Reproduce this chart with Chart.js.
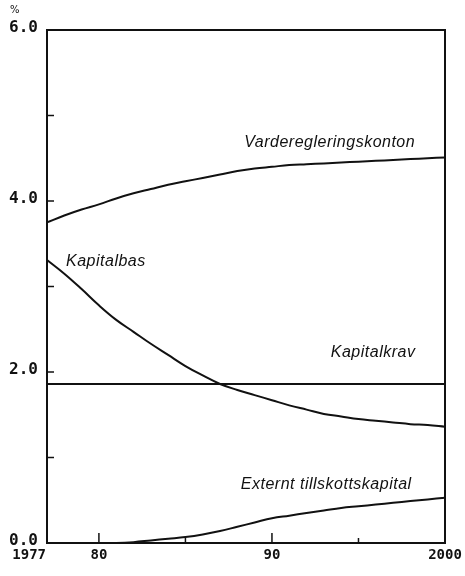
<!DOCTYPE html>
<html lang="sv">
<head>
<meta charset="UTF-8">
<title>Kapitalbas</title>
<script src="https://cdn.jsdelivr.net/npm/chart.js"></script>
<style>
  html, body { margin: 0; padding: 0; background: #fff; }
  #wrap { width: 465px; height: 576px; }
</style>
</head>
<body>
<div id="wrap"><canvas id="chart" width="465" height="576"></canvas></div>
<script>
// data, one value per year
const years = [1977, 1978, 1979, 1980, 1981, 1982, 1983, 1984, 1985, 1986, 1987, 1988,
               1989, 1990, 1991, 1992, 1993, 1994, 1995, 1996, 1997, 1998, 1999, 2000];
const vardereglering = [3.75, 3.83, 3.90, 3.96, 4.03, 4.09, 4.14, 4.19, 4.23, 4.27, 4.31, 4.35,
                        4.38, 4.40, 4.42, 4.43, 4.44, 4.45, 4.46, 4.47, 4.48, 4.49, 4.50, 4.51];
const kapitalbas = [3.31, 3.15, 2.97, 2.78, 2.61, 2.47, 2.33, 2.20, 2.07, 1.96, 1.86, 1.79,
                    1.73, 1.67, 1.61, 1.56, 1.51, 1.48, 1.45, 1.43, 1.41, 1.39, 1.38, 1.36];
const kapitalkrav = [1.86, 1.86, 1.86, 1.86, 1.86, 1.86, 1.86, 1.86, 1.86, 1.86, 1.86, 1.86,
                     1.86, 1.86, 1.86, 1.86, 1.86, 1.86, 1.86, 1.86, 1.86, 1.86, 1.86, 1.86];
const externt = [null, null, null, 0.0, 0.0, 0.01, 0.03, 0.05, 0.07, 0.10, 0.14, 0.19,
                 0.24, 0.29, 0.32, 0.35, 0.38, 0.41, 0.43, 0.45, 0.47, 0.49, 0.51, 0.53];

const yTicks = [0, 2, 4, 6];
const yMinorTicks = [1, 2, 3, 4, 5];
const xTicks = [1977, 1980, 1990, 2000];
const xTickLabels = ['1977', '80', '90', '2000'];
const xMinorTicks = [1980, 1985, 1990, 1995];

// curve names, placed at [year, value] of the text's left/middle
const seriesLabels = [
  { text: 'Vardereglerings\u00adkonton', at: [1988.4, 4.68] },
  { text: 'Kapitalbas', at: [1978.1, 3.29] },
  { text: 'Kapitalkrav', at: [1993.4, 2.23] },
  { text: 'Externt tillskottskapital', at: [1988.2, 0.68] }
];

const ink = '#111';

function pts(values) {
  return years.map((y, i) => ({ x: y, y: values[i] }));
}

const decor = {
  id: 'decor',
  afterDraw(chart) {
    const ctx = chart.ctx;
    const xs = chart.scales.x, ys = chart.scales.y;
    const a = chart.chartArea;
    ctx.save();
    ctx.strokeStyle = ink;
    ctx.lineWidth = 2;
    ctx.strokeRect(a.left, a.top, a.right - a.left, a.bottom - a.top);

    // inward ticks
    ctx.lineWidth = 1.5;
    yMinorTicks.forEach(v => {
      const p = ys.getPixelForValue(v);
      ctx.beginPath(); ctx.moveTo(a.left, p); ctx.lineTo(a.left + 7, p); ctx.stroke();
    });
    xMinorTicks.forEach(v => {
      const p = xs.getPixelForValue(v);
      const len = (v % 10 === 0) ? 10 : 5;
      ctx.beginPath(); ctx.moveTo(p, a.bottom); ctx.lineTo(p, a.bottom - len); ctx.stroke();
    });

    // x tick labels
    ctx.fillStyle = ink;
    ctx.font = 'bold 14px "DejaVu Sans Mono"';
    ctx.textBaseline = 'middle';
    xTicks.forEach((v, i) => {
      const p = xs.getPixelForValue(v);
      if (i === 0) { ctx.textAlign = 'right'; ctx.fillText(xTickLabels[i], p - 1, a.bottom + 12); }
      else { ctx.textAlign = 'center'; ctx.fillText(xTickLabels[i], p, a.bottom + 12); }
    });

    // unit
    ctx.font = '10px "DejaVu Sans"';
    ctx.textAlign = 'left';
    ctx.fillText('%', 10, 10);

    // curve names
    ctx.font = 'italic 16px "Liberation Sans"';
    ctx.letterSpacing = '0.5px';
    seriesLabels.forEach(l => {
      ctx.fillText(l.text, xs.getPixelForValue(l.at[0]), ys.getPixelForValue(l.at[1]));
    });
    ctx.restore();
  }
};

const lineStyle = { borderColor: ink, borderWidth: 2, pointRadius: 0, tension: 0.4, fill: false };

new Chart(document.getElementById('chart'), {
  type: 'line',
  data: {
    datasets: [
      Object.assign({ label: 'Vardereglerings\u00adkonton', data: pts(vardereglering) }, lineStyle),
      Object.assign({ label: 'Kapitalbas', data: pts(kapitalbas) }, lineStyle),
      Object.assign({ label: 'Kapitalkrav', data: pts(kapitalkrav) }, lineStyle, { tension: 0 }),
      Object.assign({ label: 'Externt tillskottskapital', data: pts(externt) }, lineStyle)
    ]
  },
  options: {
    responsive: false,
    animation: false,
    layout: { padding: { top: 30, right: 20, left: 0, bottom: 0 } },
    plugins: { legend: { display: false }, tooltip: { enabled: false } },
    scales: {
      x: {
        type: 'linear',
        min: 1977, max: 2000,
        grid: { display: false, drawTicks: false },
        border: { display: false },
        ticks: { display: false },
        afterBuildTicks: s => { s.ticks = xTicks.map(v => ({ value: v })); },
        afterFit: s => { s.height = 33; }
      },
      y: {
        min: 0, max: 6,
        grid: { display: false, drawTicks: false },
        border: { display: false },
        afterBuildTicks: s => { s.ticks = yTicks.map(v => ({ value: v })); },
        ticks: {
          color: ink,
          font: { family: 'DejaVu Sans Mono', size: 16, weight: 'bold' },
          padding: 9,
          labelOffset: -2,
          callback: v => v.toFixed(1)
        },
        afterFit: s => { s.width = 47; }
      }
    }
  },
  plugins: [decor]
});
</script>
</body>
</html>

Written problem
All of the material above should be reproduced exactly, except the pictures.

Answer for the task
Reproduce this chart with Chart.js.
<!DOCTYPE html>
<html lang="sv">
<head>
<meta charset="UTF-8">
<title>Kapitalbas</title>
<script src="https://cdn.jsdelivr.net/npm/chart.js"></script>
<style>
  html, body { margin: 0; padding: 0; background: #fff; }
  #wrap { width: 465px; height: 576px; }
</style>
</head>
<body>
<div id="wrap"><canvas id="chart" width="465" height="576"></canvas></div>
<script>
// data, one value per year
const years = [1977, 1978, 1979, 1980, 1981, 1982, 1983, 1984, 1985, 1986, 1987, 1988,
               1989, 1990, 1991, 1992, 1993, 1994, 1995, 1996, 1997, 1998, 1999, 2000];
const vardereglering = [3.75, 3.83, 3.90, 3.96, 4.03, 4.09, 4.14, 4.19, 4.23, 4.27, 4.31, 4.35,
                        4.38, 4.40, 4.42, 4.43, 4.44, 4.45, 4.46, 4.47, 4.48, 4.49, 4.50, 4.51];
const kapitalbas = [3.31, 3.15, 2.97, 2.78, 2.61, 2.47, 2.33, 2.20, 2.07, 1.96, 1.86, 1.79,
                    1.73, 1.67, 1.61, 1.56, 1.51, 1.48, 1.45, 1.43, 1.41, 1.39, 1.38, 1.36];
const kapitalkrav = [1.86, 1.86, 1.86, 1.86, 1.86, 1.86, 1.86, 1.86, 1.86, 1.86, 1.86, 1.86,
                     1.86, 1.86, 1.86, 1.86, 1.86, 1.86, 1.86, 1.86, 1.86, 1.86, 1.86, 1.86];
const externt = [null, null, null, 0.0, 0.0, 0.01, 0.03, 0.05, 0.07, 0.10, 0.14, 0.19,
                 0.24, 0.29, 0.32, 0.35, 0.38, 0.41, 0.43, 0.45, 0.47, 0.49, 0.51, 0.53];

const yTicks = [0, 2, 4, 6];
const yMinorTicks = [1, 2, 3, 4, 5];
const xTicks = [1977, 1980, 1990, 2000];
const xTickLabels = ['1977', '80', '90', '2000'];
const xMinorTicks = [1980, 1985, 1990, 1995];

// curve names, placed at [year, value] of the text's left/middle
const seriesLabels = [
  { text: 'Vardereglerings\u00adkonton', at: [1988.4, 4.68] },
  { text: 'Kapitalbas', at: [1978.1, 3.29] },
  { text: 'Kapitalkrav', at: [1993.4, 2.23] },
  { text: 'Externt tillskottskapital', at: [1988.2, 0.68] }
];

const ink = '#111';

function pts(values) {
  return years.map((y, i) => ({ x: y, y: values[i] }));
}

const decor = {
  id: 'decor',
  afterDraw(chart) {
    const ctx = chart.ctx;
    const xs = chart.scales.x, ys = chart.scales.y;
    const a = chart.chartArea;
    ctx.save();
    ctx.strokeStyle = ink;
    ctx.lineWidth = 2;
    ctx.strokeRect(a.left, a.top, a.right - a.left, a.bottom - a.top);

    // inward ticks
    ctx.lineWidth = 1.5;
    yMinorTicks.forEach(v => {
      const p = ys.getPixelForValue(v);
      ctx.beginPath(); ctx.moveTo(a.left, p); ctx.lineTo(a.left + 7, p); ctx.stroke();
    });
    xMinorTicks.forEach(v => {
      const p = xs.getPixelForValue(v);
      const len = (v % 10 === 0) ? 10 : 5;
      ctx.beginPath(); ctx.moveTo(p, a.bottom); ctx.lineTo(p, a.bottom - len); ctx.stroke();
    });

    // x tick labels
    ctx.fillStyle = ink;
    ctx.font = 'bold 14px "DejaVu Sans Mono"';
    ctx.textBaseline = 'middle';
    xTicks.forEach((v, i) => {
      const p = xs.getPixelForValue(v);
      if (i === 0) { ctx.textAlign = 'right'; ctx.fillText(xTickLabels[i], p - 1, a.bottom + 12); }
      else { ctx.textAlign = 'center'; ctx.fillText(xTickLabels[i], p, a.bottom + 12); }
    });

    // unit
    ctx.font = '10px "DejaVu Sans"';
    ctx.textAlign = 'left';
    ctx.fillText('%', 10, 10);

    // curve names
    ctx.font = 'italic 16px "Liberation Sans"';
    ctx.letterSpacing = '0.5px';
    seriesLabels.forEach(l => {
      ctx.fillText(l.text, xs.getPixelForValue(l.at[0]), ys.getPixelForValue(l.at[1]));
    });
    ctx.restore();
  }
};

const lineStyle = { borderColor: ink, borderWidth: 2, pointRadius: 0, tension: 0.4, fill: false };

new Chart(document.getElementById('chart'), {
  type: 'line',
  data: {
    datasets: [
      Object.assign({ label: 'Vardereglerings\u00adkonton', data: pts(vardereglering) }, lineStyle),
      Object.assign({ label: 'Kapitalbas', data: pts(kapitalbas) }, lineStyle),
      Object.assign({ label: 'Kapitalkrav', data: pts(kapitalkrav) }, lineStyle, { tension: 0 }),
      Object.assign({ label: 'Externt tillskottskapital', data: pts(externt) }, lineStyle)
    ]
  },
  options: {
    responsive: false,
    animation: false,
    layout: { padding: { top: 30, right: 20, left: 0, bottom: 0 } },
    plugins: { legend: { display: false }, tooltip: { enabled: false } },
    scales: {
      x: {
        type: 'linear',
        min: 1977, max: 2000,
        grid: { display: false, drawTicks: false },
        border: { display: false },
        ticks: { display: false },
        afterBuildTicks: s => { s.ticks = xTicks.map(v => ({ value: v })); },
        afterFit: s => { s.height = 33; }
      },
      y: {
        min: 0, max: 6,
        grid: { display: false, drawTicks: false },
        border: { display: false },
        afterBuildTicks: s => { s.ticks = yTicks.map(v => ({ value: v })); },
        ticks: {
          color: ink,
          font: { family: 'DejaVu Sans Mono', size: 16, weight: 'bold' },
          padding: 9,
          labelOffset: -2,
          callback: v => v.toFixed(1)
        },
        afterFit: s => { s.width = 47; }
      }
    }
  },
  plugins: [decor]
});
</script>
</body>
</html>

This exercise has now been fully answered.